[Stated goal]
Reproduce the listing below word for word, with no pictures.

# # # # #

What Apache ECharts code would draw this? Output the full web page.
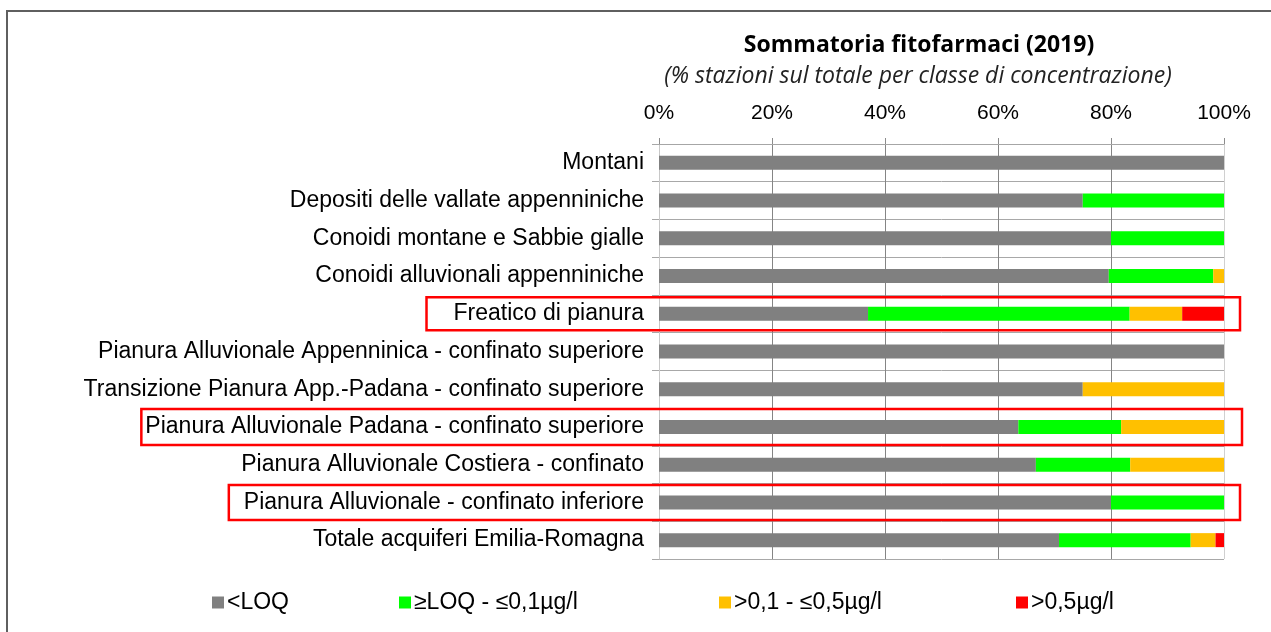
<!DOCTYPE html>
<html>
<head>
<meta charset="utf-8">
<script src="https://cdn.jsdelivr.net/npm/echarts@6/dist/echarts.min.js"></script>
<style>
  html, body { margin: 0; padding: 0; background: #fff; }
  #chart { width: 1271px; height: 632px; }
</style>
</head>
<body>
<div id="chart"></div>
<script>
// Aquifer groups (top to bottom)
const categories = [
  'Montani',
  'Depositi delle vallate appenniniche',
  'Conoidi montane e Sabbie gialle',
  'Conoidi alluvionali appenniniche',
  'Freatico di pianura',
  'Pianura Alluvionale Appenninica - confinato superiore',
  'Transizione Pianura App.-Padana - confinato superiore',
  'Pianura Alluvionale Padana - confinato superiore',
  'Pianura Alluvionale Costiera - confinato',
  'Pianura Alluvionale - confinato inferiore',
  'Totale acquiferi Emilia-Romagna'
];

// Share of stations (%) per concentration class
const belowLoq   = [100, 75.0, 80.0, 79.6, 37.0, 100, 75.0, 63.6, 66.7, 80.0, 70.8];
const loqTo01    = [0,   25.0, 20.0, 18.5, 46.3, 0,   0,    18.2, 16.7, 20.0, 23.3];
const from01To05 = [0,   0,    0,    1.9,  9.3,  0,   25.0, 18.2, 16.6, 0,    4.4];
const above05    = [0,   0,    0,    0,    7.4,  0,   0,    0,    0,    0,    1.5];

const seriesNames = ['<LOQ', '\u2265LOQ - \u22640,1\u00b5g/l', '>0,1 - \u22640,5\u00b5g/l', '>0,5\u00b5g/l'];
const axisTicks = [0, 20, 40, 60, 80, 100];

// Groups outlined in red
const highlighted = [
  'Freatico di pianura',
  'Pianura Alluvionale Padana - confinato superiore',
  'Pianura Alluvionale - confinato inferiore'
];

const colors = ['#808080', '#00ff00', '#ffc000', '#ff0000'];
const labelFont = '23px "Liberation Sans", Arial, sans-serif';
const labelMargin = 15;
const gridLeft = 659, gridRight = 47, gridTop = 144, gridBottom = 73;
const legendLefts = [212, 399, 719, 1016];

const chart = echarts.init(document.getElementById('chart'), null, { renderer: 'canvas' });

const values = [belowLoq, loqTo01, from01To05, above05];

const option = {
  animation: false,
  backgroundColor: '#ffffff',
  title: [
    {
      text: 'Sommatoria fitofarmaci (2019)',
      left: 914, top: 29, textAlign: 'center',
      textStyle: { fontFamily: '"Open Sans"', fontWeight: 'bold', fontSize: 23, color: '#000' }
    },
    {
      text: '(% stazioni sul totale per classe di concentrazione)',
      left: 913, top: 60, textAlign: 'center',
      textStyle: { fontFamily: '"Open Sans"', fontStyle: 'italic', fontWeight: 'normal', fontSize: 23, color: '#222' }
    }
  ],
  legend: seriesNames.map((name, i) => ({
    left: legendLefts[i], top: 591, padding: 0,
    itemWidth: 12, itemHeight: 12,
    icon: 'rect',
    textStyle: { fontFamily: '"Liberation Sans", Arial', fontSize: 23, color: '#000', padding: [0, 0, 0, -2] },
    data: [name]
  })),
  grid: { left: gridLeft, right: gridRight, top: gridTop, bottom: gridBottom, containLabel: false },
  xAxis: {
    type: 'value', position: 'top',
    min: 0, max: 100, interval: 20,
    axisLabel: {
      formatter: v => axisTicks.includes(v) ? v + '%' : '',
      fontFamily: '"Liberation Sans", Arial', fontSize: 21, color: '#000', margin: 20
    },
    axisLine: { show: true, lineStyle: { color: '#a6a6a6' } },
    axisTick: { show: true, length: 6, lineStyle: { color: '#8c8c8c' } },
    splitLine: { show: true, lineStyle: { color: ['#c8c8c8', '#858585', '#858585', '#858585', '#858585', '#d0d0d0'], width: 1 } }
  },
  yAxis: {
    type: 'category', inverse: true,
    data: categories,
    axisLabel: { fontFamily: '"Liberation Sans", Arial', fontSize: 23, color: '#000', margin: labelMargin },
    axisLine: { show: true, lineStyle: { color: '#c8c8c8' } },
    axisTick: { show: true, length: 7, lineStyle: { color: '#a8a8a8' } },
    splitLine: { show: true, lineStyle: { color: '#a8a8a8', width: 1 } }
  },
  series: values.map((arr, i) => ({
    name: seriesNames[i],
    type: 'bar',
    stack: 'total',
    barWidth: 14,
    itemStyle: { color: colors[i] },
    data: arr
  }))
};

chart.setOption(option);

// Border around the whole figure plus red outlines around selected groups
function measure(text, font) {
  const ctx = document.createElement('canvas').getContext('2d');
  ctx.font = font;
  return ctx.measureText(text).width;
}

const boxStyle = {
  'Freatico di pianura': { padLeft: 27, padRight: 16, height: 33 },
  'Pianura Alluvionale Padana - confinato superiore': { padLeft: 4, padRight: 18, height: 36 },
  'Pianura Alluvionale - confinato inferiore': { padLeft: 15, padRight: 16, height: 35 }
};

const graphics = [{
  type: 'rect', silent: true,
  shape: { x: 7, y: 11, width: 1300, height: 700 },
  style: { fill: null, stroke: '#5f5f5f', lineWidth: 2 }
}];

const plotRight = 1271 - gridRight;
highlighted.forEach(name => {
  const s = boxStyle[name];
  const cy = chart.convertToPixel({ yAxisIndex: 0 }, name);
  const textRight = gridLeft - labelMargin;
  const left = textRight - measure(name, labelFont) - s.padLeft;
  const right = plotRight + s.padRight;
  graphics.push({
    type: 'rect', silent: true, z: 100,
    shape: { x: left, y: cy - s.height / 2, width: right - left, height: s.height },
    style: { fill: null, stroke: '#ff0000', lineWidth: 2.5 }
  });
});

chart.setOption({ graphic: graphics });
</script>
</body>
</html>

# # # # #

[Result below]
What Apache ECharts code would draw this? Output the full web page.
<!DOCTYPE html>
<html>
<head>
<meta charset="utf-8">
<script src="https://cdn.jsdelivr.net/npm/echarts@6/dist/echarts.min.js"></script>
<style>
  html, body { margin: 0; padding: 0; background: #fff; }
  #chart { width: 1271px; height: 632px; }
</style>
</head>
<body>
<div id="chart"></div>
<script>
// Aquifer groups (top to bottom)
const categories = [
  'Montani',
  'Depositi delle vallate appenniniche',
  'Conoidi montane e Sabbie gialle',
  'Conoidi alluvionali appenniniche',
  'Freatico di pianura',
  'Pianura Alluvionale Appenninica - confinato superiore',
  'Transizione Pianura App.-Padana - confinato superiore',
  'Pianura Alluvionale Padana - confinato superiore',
  'Pianura Alluvionale Costiera - confinato',
  'Pianura Alluvionale - confinato inferiore',
  'Totale acquiferi Emilia-Romagna'
];

// Share of stations (%) per concentration class
const belowLoq   = [100, 75.0, 80.0, 79.6, 37.0, 100, 75.0, 63.6, 66.7, 80.0, 70.8];
const loqTo01    = [0,   25.0, 20.0, 18.5, 46.3, 0,   0,    18.2, 16.7, 20.0, 23.3];
const from01To05 = [0,   0,    0,    1.9,  9.3,  0,   25.0, 18.2, 16.6, 0,    4.4];
const above05    = [0,   0,    0,    0,    7.4,  0,   0,    0,    0,    0,    1.5];

const seriesNames = ['<LOQ', '\u2265LOQ - \u22640,1\u00b5g/l', '>0,1 - \u22640,5\u00b5g/l', '>0,5\u00b5g/l'];
const axisTicks = [0, 20, 40, 60, 80, 100];

// Groups outlined in red
const highlighted = [
  'Freatico di pianura',
  'Pianura Alluvionale Padana - confinato superiore',
  'Pianura Alluvionale - confinato inferiore'
];

const colors = ['#808080', '#00ff00', '#ffc000', '#ff0000'];
const labelFont = '23px "Liberation Sans", Arial, sans-serif';
const labelMargin = 15;
const gridLeft = 659, gridRight = 47, gridTop = 144, gridBottom = 73;
const legendLefts = [212, 399, 719, 1016];

const chart = echarts.init(document.getElementById('chart'), null, { renderer: 'canvas' });

const values = [belowLoq, loqTo01, from01To05, above05];

const option = {
  animation: false,
  backgroundColor: '#ffffff',
  title: [
    {
      text: 'Sommatoria fitofarmaci (2019)',
      left: 914, top: 29, textAlign: 'center',
      textStyle: { fontFamily: '"Open Sans"', fontWeight: 'bold', fontSize: 23, color: '#000' }
    },
    {
      text: '(% stazioni sul totale per classe di concentrazione)',
      left: 913, top: 60, textAlign: 'center',
      textStyle: { fontFamily: '"Open Sans"', fontStyle: 'italic', fontWeight: 'normal', fontSize: 23, color: '#222' }
    }
  ],
  legend: seriesNames.map((name, i) => ({
    left: legendLefts[i], top: 591, padding: 0,
    itemWidth: 12, itemHeight: 12,
    icon: 'rect',
    textStyle: { fontFamily: '"Liberation Sans", Arial', fontSize: 23, color: '#000', padding: [0, 0, 0, -2] },
    data: [name]
  })),
  grid: { left: gridLeft, right: gridRight, top: gridTop, bottom: gridBottom, containLabel: false },
  xAxis: {
    type: 'value', position: 'top',
    min: 0, max: 100, interval: 20,
    axisLabel: {
      formatter: v => axisTicks.includes(v) ? v + '%' : '',
      fontFamily: '"Liberation Sans", Arial', fontSize: 21, color: '#000', margin: 20
    },
    axisLine: { show: true, lineStyle: { color: '#a6a6a6' } },
    axisTick: { show: true, length: 6, lineStyle: { color: '#8c8c8c' } },
    splitLine: { show: true, lineStyle: { color: ['#c8c8c8', '#858585', '#858585', '#858585', '#858585', '#d0d0d0'], width: 1 } }
  },
  yAxis: {
    type: 'category', inverse: true,
    data: categories,
    axisLabel: { fontFamily: '"Liberation Sans", Arial', fontSize: 23, color: '#000', margin: labelMargin },
    axisLine: { show: true, lineStyle: { color: '#c8c8c8' } },
    axisTick: { show: true, length: 7, lineStyle: { color: '#a8a8a8' } },
    splitLine: { show: true, lineStyle: { color: '#a8a8a8', width: 1 } }
  },
  series: values.map((arr, i) => ({
    name: seriesNames[i],
    type: 'bar',
    stack: 'total',
    barWidth: 14,
    itemStyle: { color: colors[i] },
    data: arr
  }))
};

chart.setOption(option);

// Border around the whole figure plus red outlines around selected groups
function measure(text, font) {
  const ctx = document.createElement('canvas').getContext('2d');
  ctx.font = font;
  return ctx.measureText(text).width;
}

const boxStyle = {
  'Freatico di pianura': { padLeft: 27, padRight: 16, height: 33 },
  'Pianura Alluvionale Padana - confinato superiore': { padLeft: 4, padRight: 18, height: 36 },
  'Pianura Alluvionale - confinato inferiore': { padLeft: 15, padRight: 16, height: 35 }
};

const graphics = [{
  type: 'rect', silent: true,
  shape: { x: 7, y: 11, width: 1300, height: 700 },
  style: { fill: null, stroke: '#5f5f5f', lineWidth: 2 }
}];

const plotRight = 1271 - gridRight;
highlighted.forEach(name => {
  const s = boxStyle[name];
  const cy = chart.convertToPixel({ yAxisIndex: 0 }, name);
  const textRight = gridLeft - labelMargin;
  const left = textRight - measure(name, labelFont) - s.padLeft;
  const right = plotRight + s.padRight;
  graphics.push({
    type: 'rect', silent: true, z: 100,
    shape: { x: left, y: cy - s.height / 2, width: right - left, height: s.height },
    style: { fill: null, stroke: '#ff0000', lineWidth: 2.5 }
  });
});

chart.setOption({ graphic: graphics });
</script>
</body>
</html>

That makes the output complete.